I'm trying to analyse the following situation, which is part of a bigger project, and no, it's not a homework. If I want the wheel with a mass of "m" and radius of "r", to accelerate ("a") uphill until it reaches a predetermined velocity, what would the requiered torque "M" on the COM of the wheel be, if for example, the wheel was powered by an electromotor?

This is the FBD I've drawn:

..where:

  • $F_d$ is the dynamic component of the force of gravity
  • $F_s$ is the static component
  • $F_{tr}$ is the static friction
  • $F_N$ is the normal force of the surface upon the wheel
  • $m$ is mass
  • $r$ is radius
  • $a$ is acceleration
  • $M$ is torque or momentum (sorry for any confusion)

Don't mind the M on the FBD. It's just a visual representation of the induced torque to drive the wheel uphill. Also, I know for a fact, that the force of friction is pointing in the direction of the movement (University Physics, site 319).

For the situation here, this is the equation I've written:

$\ -F_D+F_{tr}= \ ma_x$

Which equals to:

$\ -mg\sin (\alpha)+F_{tr}= \ ma_x$

I know the acceleration, the mass of the body and the angle of incline.

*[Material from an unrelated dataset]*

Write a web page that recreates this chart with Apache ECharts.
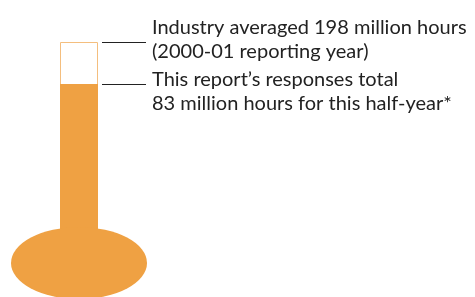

My question is, is it safe to assume that, if I solve the last equation for $\ F_{tr}$ and multiply it by radius "r", I get the necessary torque to drive the wheel uphill with the desired acceleration?

I've read on many occations, also on some other questions that in order for the car, for example, to move uphill, it has to overcome the friction force. Is it really that straightforward?

There are many examples of a body accelerating downhill, but I've never seen a detailed dynamic model, that is also backed by source or an example where the body is forced uphill my an external power source. Is the problem the same, just reversed? The friction which is pointing up the hill in both cases (body going down or uphill) tells me otherwise.